=== Data segment ===
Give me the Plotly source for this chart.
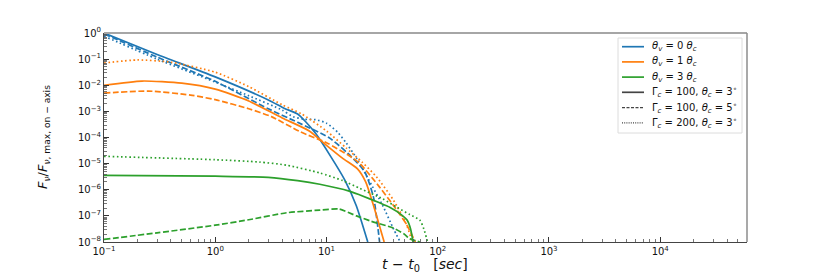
import plotly.graph_objects as go

# ---------------- data ----------------
# theta_v = 0 theta_c
t_b_solid = [0.1, 0.3, 1, 3, 4.2, 5.5, 6.5, 8, 11, 14.5, 18.5, 23.5]
f_b_solid = [1.0, 0.151, 0.0209, 2.75e-3, 1.3e-3, 7.9e-4, 4.0e-4, 1.41e-4, 1.78e-5, 2.5e-6, 2.5e-7, 1e-8]
t_b_dash = [0.1, 0.3, 1, 3, 5.5, 10.5, 15.5, 22, 26.5, 30]
f_b_dash = [0.93, 0.12, 0.0141, 1.26e-3, 3.8e-4, 1e-4, 2.5e-5, 5e-6, 5e-7, 1e-8]
t_b_dot = [0.1, 0.3, 1, 2, 4, 5, 6.3, 8, 10, 12.6, 15, 19, 23.5, 32, 40, 46]
f_b_dot = [0.76, 0.1, 0.0132, 3.98e-3, 1.12e-3, 6.3e-4, 5e-4, 4.8e-4, 3.55e-4, 1.58e-4, 6.3e-5, 1.41e-5, 2.8e-6, 2.5e-7, 3.2e-8, 1e-8]

# theta_v = 1 theta_c
t_o_solid = [0.1, 0.22, 0.5, 1, 2, 4, 7, 10, 14, 19, 22.5, 26, 33]
f_o_solid = [0.01, 0.0145, 0.012, 7.1e-3, 2.5e-3, 5.6e-4, 1.78e-4, 5e-5, 1.58e-5, 6.3e-6, 2e-6, 3.2e-7, 1e-8]
t_o_dash = [0.1, 0.25, 0.6, 1, 2, 3.2, 5.8, 10, 16, 20, 30, 40, 52, 63]
f_o_dash = [5e-3, 6e-3, 4.2e-3, 2.8e-3, 1.26e-3, 6.3e-4, 1.66e-4, 6.3e-5, 2e-5, 1e-5, 1.26e-6, 2.5e-7, 5e-8, 1e-8]
t_o_dot = [0.1, 0.2, 0.4, 1, 2, 4, 6, 10, 15, 21, 28, 40, 52, 59]
f_o_dot = [0.071, 0.093, 0.076, 0.0316, 8.9e-3, 1.78e-3, 7.9e-4, 1.78e-4, 4e-5, 1.12e-5, 3.2e-6, 4e-7, 5e-8, 1e-8]

# theta_v = 3 theta_c
t_g_solid = [0.1, 1, 3, 5.5, 8.7, 16, 20, 30, 37, 47, 53, 57, 60]
f_g_solid = [3.55e-6, 3.3e-6, 3.0e-6, 2.24e-6, 1.62e-6, 8.9e-7, 6.3e-7, 3.16e-7, 2.14e-7, 1.12e-7, 6.9e-8, 3.16e-8, 1e-8]
t_g_dash = [0.1, 0.3, 1, 2, 4.4, 8.7, 13, 18.6, 25, 40, 50, 56, 63, 69]
f_g_dash = [1.26e-8, 2.24e-8, 4.4e-8, 7.1e-8, 1.32e-7, 1.66e-7, 1.82e-7, 1.0e-7, 6.3e-8, 3.4e-8, 2e-8, 1.32e-8, 1.12e-8, 1e-8]
t_g_dot = [0.1, 1, 2.5, 4.4, 8.7, 14, 20, 32, 43, 56, 69, 75, 81]
f_g_dot = [1.9e-5, 1.41e-5, 1.15e-5, 8.7e-6, 4.4e-6, 2.24e-6, 1.12e-6, 4.5e-7, 2.14e-7, 1.12e-7, 6.9e-8, 3.16e-8, 1e-8]

x_tick_vals = [0.1, 1, 10, 100, 1000, 10000]
x_tick_text = ["10<sup>−1</sup>", "10<sup>0</sup>", "10<sup>1</sup>", "10<sup>2</sup>", "10<sup>3</sup>", "10<sup>4</sup>"]
y_tick_vals = [1e-8, 1e-7, 1e-6, 1e-5, 1e-4, 1e-3, 1e-2, 1e-1, 1]
y_tick_text = ["10<sup>−8</sup>", "10<sup>−7</sup>", "10<sup>−6</sup>", "10<sup>−5</sup>", "10<sup>−4</sup>",
               "10<sup>−3</sup>", "10<sup>−2</sup>", "10<sup>−1</sup>", "10<sup>0</sup>"]

x_title = "<i>t</i> − <i>t</i><sub>0</sub>   [<i>sec</i>]"
y_title = "<i>F<sub>ν</sub></i>/<i>F</i><sub><i>ν</i>, max, on − axis</sub>"

legend_labels = ["<i>θ<sub>v</sub></i> = 0 <i>θ<sub>c</sub></i>",
                 "<i>θ<sub>v</sub></i> = 1 <i>θ<sub>c</sub></i>",
                 "<i>θ<sub>v</sub></i> = 3 <i>θ<sub>c</sub></i>",
                 "Γ<sub><i>c</i></sub> = 100, <i>θ<sub>c</sub></i> = 3<sup>∘</sup>",
                 "Γ<sub><i>c</i></sub> = 100, <i>θ<sub>c</sub></i> = 5<sup>∘</sup>",
                 "Γ<sub><i>c</i></sub> = 200, <i>θ<sub>c</sub></i> = 3<sup>∘</sup>"]

BLUE, ORANGE, GREEN, DARK = "#1f77b4", "#ff7f0e", "#2ca02c", "#444444"
DASH = "6px,2.5px"
DOT = "1.6px,2.6px"
LW = 1.7

legend_styles = [(BLUE, "solid", LW), (ORANGE, "solid", LW), (GREEN, "solid", LW),
                 (DARK, "solid", LW), (DARK, "3px,1.5px", 1.1), (DARK, "1px,1.2px", 1.1)]

fig = go.Figure()

series = [
    (t_b_solid, f_b_solid, BLUE, "solid"), (t_b_dash, f_b_dash, BLUE, DASH), (t_b_dot, f_b_dot, BLUE, DOT),
    (t_o_solid, f_o_solid, ORANGE, "solid"), (t_o_dash, f_o_dash, ORANGE, DASH), (t_o_dot, f_o_dot, ORANGE, DOT),
    (t_g_solid, f_g_solid, GREEN, "solid"), (t_g_dash, f_g_dash, GREEN, DASH), (t_g_dot, f_g_dot, GREEN, DOT),
]
for t, f, c, d in series:
    fig.add_trace(go.Scatter(x=t, y=f, mode="lines", showlegend=False, hoverinfo="skip",
                             line=dict(color=c, dash=d, width=LW, shape="spline", smoothing=0.6)))

axis_common = dict(
    type="log", ticks="inside", ticklen=5, tickwidth=1, tickcolor="#333",
    showline=True, linecolor="#444", linewidth=1, showgrid=False, zeroline=False,
    automargin=False,
    tickfont=dict(family="DejaVu Sans", size=10, color="#111"),
    minor=dict(ticks="inside", ticklen=3, tickcolor="#555", tickwidth=0.8, dtick="D1", showgrid=False),
)

fig.update_xaxes(range=[-1, 4.78], tickvals=x_tick_vals, ticktext=x_tick_text, **axis_common)
fig.update_yaxes(range=[-8, 0], tickvals=y_tick_vals, ticktext=y_tick_text, **axis_common)

# top / right spines (lighter grey in the reference)
fig.add_shape(type="line", xref="paper", yref="paper", x0=0, x1=1, y0=1, y1=1,
              line=dict(color="#a6a6a6", width=2))
fig.add_shape(type="line", xref="paper", yref="paper", x0=1, x1=1, y0=0, y1=1,
              line=dict(color="#8c8c8c", width=1.5))

# pixel -> paper helpers (plot area fixed by margins below)
L, R, T, B = 104, 747, 33, 242
def px(x):
    return (x - L) / (R - L)
def py(y):
    return (B - y) / (B - T)

# axis titles
fig.add_annotation(xref="paper", yref="paper", x=px(425), y=py(264.5), text=x_title, showarrow=False,
                   xanchor="center", yanchor="middle",
                   font=dict(family="DejaVu Sans", size=14, color="#111"))
fig.add_annotation(xref="paper", yref="paper", x=px(43), y=py(137), text=y_title, showarrow=False,
                   textangle=-90, xanchor="center", yanchor="middle",
                   font=dict(family="DejaVu Sans", size=13, color="#111"))

# legend box
fig.add_shape(type="rect", xref="paper", yref="paper",
              x0=px(618), x1=px(742), y0=py(38), y1=py(133),
              line=dict(color="#dcdcdc", width=1), fillcolor="rgba(255,255,255,0.85)", layer="above")
rows = [46.7, 61.9, 77.1, 92.3, 107.6, 122.9]
for yc, lab, (c, d, w) in zip(rows, legend_labels, legend_styles):
    fig.add_shape(type="line", xref="paper", yref="paper", x0=px(622), x1=px(644), y0=py(yc), y1=py(yc),
                  line=dict(color=c, dash=d, width=w), layer="above")
    fig.add_annotation(xref="paper", yref="paper", x=px(650), y=py(yc), text=lab, showarrow=False,
                       xanchor="left", yanchor="middle",
                       font=dict(family="DejaVu Sans", size=10, color="#111"))

fig.update_layout(
    width=830, height=277,
    margin=dict(l=104, r=83, t=33, b=35, autoexpand=False),
    paper_bgcolor="white", plot_bgcolor="white",
    font=dict(family="DejaVu Sans", color="#111"),
    showlegend=False,
)

fig.write_html("out.html", config={"displayModeBar": False, "staticPlot": True},
               post_script="document.body.style.margin='0';document.body.style.overflow='hidden';")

=== What is needed ===
Would you reproduce the lines above, from the very first through the line containing "4.5e-7, 2.14e-7, 1.12e-7, 6.9e-8, 3.16e-8, 1e-8]", exactly and without the pictures?

=== Exercise result ===
Give me the Plotly source for this chart.
import plotly.graph_objects as go

# ---------------- data ----------------
# theta_v = 0 theta_c
t_b_solid = [0.1, 0.3, 1, 3, 4.2, 5.5, 6.5, 8, 11, 14.5, 18.5, 23.5]
f_b_solid = [1.0, 0.151, 0.0209, 2.75e-3, 1.3e-3, 7.9e-4, 4.0e-4, 1.41e-4, 1.78e-5, 2.5e-6, 2.5e-7, 1e-8]
t_b_dash = [0.1, 0.3, 1, 3, 5.5, 10.5, 15.5, 22, 26.5, 30]
f_b_dash = [0.93, 0.12, 0.0141, 1.26e-3, 3.8e-4, 1e-4, 2.5e-5, 5e-6, 5e-7, 1e-8]
t_b_dot = [0.1, 0.3, 1, 2, 4, 5, 6.3, 8, 10, 12.6, 15, 19, 23.5, 32, 40, 46]
f_b_dot = [0.76, 0.1, 0.0132, 3.98e-3, 1.12e-3, 6.3e-4, 5e-4, 4.8e-4, 3.55e-4, 1.58e-4, 6.3e-5, 1.41e-5, 2.8e-6, 2.5e-7, 3.2e-8, 1e-8]

# theta_v = 1 theta_c
t_o_solid = [0.1, 0.22, 0.5, 1, 2, 4, 7, 10, 14, 19, 22.5, 26, 33]
f_o_solid = [0.01, 0.0145, 0.012, 7.1e-3, 2.5e-3, 5.6e-4, 1.78e-4, 5e-5, 1.58e-5, 6.3e-6, 2e-6, 3.2e-7, 1e-8]
t_o_dash = [0.1, 0.25, 0.6, 1, 2, 3.2, 5.8, 10, 16, 20, 30, 40, 52, 63]
f_o_dash = [5e-3, 6e-3, 4.2e-3, 2.8e-3, 1.26e-3, 6.3e-4, 1.66e-4, 6.3e-5, 2e-5, 1e-5, 1.26e-6, 2.5e-7, 5e-8, 1e-8]
t_o_dot = [0.1, 0.2, 0.4, 1, 2, 4, 6, 10, 15, 21, 28, 40, 52, 59]
f_o_dot = [0.071, 0.093, 0.076, 0.0316, 8.9e-3, 1.78e-3, 7.9e-4, 1.78e-4, 4e-5, 1.12e-5, 3.2e-6, 4e-7, 5e-8, 1e-8]

# theta_v = 3 theta_c
t_g_solid = [0.1, 1, 3, 5.5, 8.7, 16, 20, 30, 37, 47, 53, 57, 60]
f_g_solid = [3.55e-6, 3.3e-6, 3.0e-6, 2.24e-6, 1.62e-6, 8.9e-7, 6.3e-7, 3.16e-7, 2.14e-7, 1.12e-7, 6.9e-8, 3.16e-8, 1e-8]
t_g_dash = [0.1, 0.3, 1, 2, 4.4, 8.7, 13, 18.6, 25, 40, 50, 56, 63, 69]
f_g_dash = [1.26e-8, 2.24e-8, 4.4e-8, 7.1e-8, 1.32e-7, 1.66e-7, 1.82e-7, 1.0e-7, 6.3e-8, 3.4e-8, 2e-8, 1.32e-8, 1.12e-8, 1e-8]
t_g_dot = [0.1, 1, 2.5, 4.4, 8.7, 14, 20, 32, 43, 56, 69, 75, 81]
f_g_dot = [1.9e-5, 1.41e-5, 1.15e-5, 8.7e-6, 4.4e-6, 2.24e-6, 1.12e-6, 4.5e-7, 2.14e-7, 1.12e-7, 6.9e-8, 3.16e-8, 1e-8]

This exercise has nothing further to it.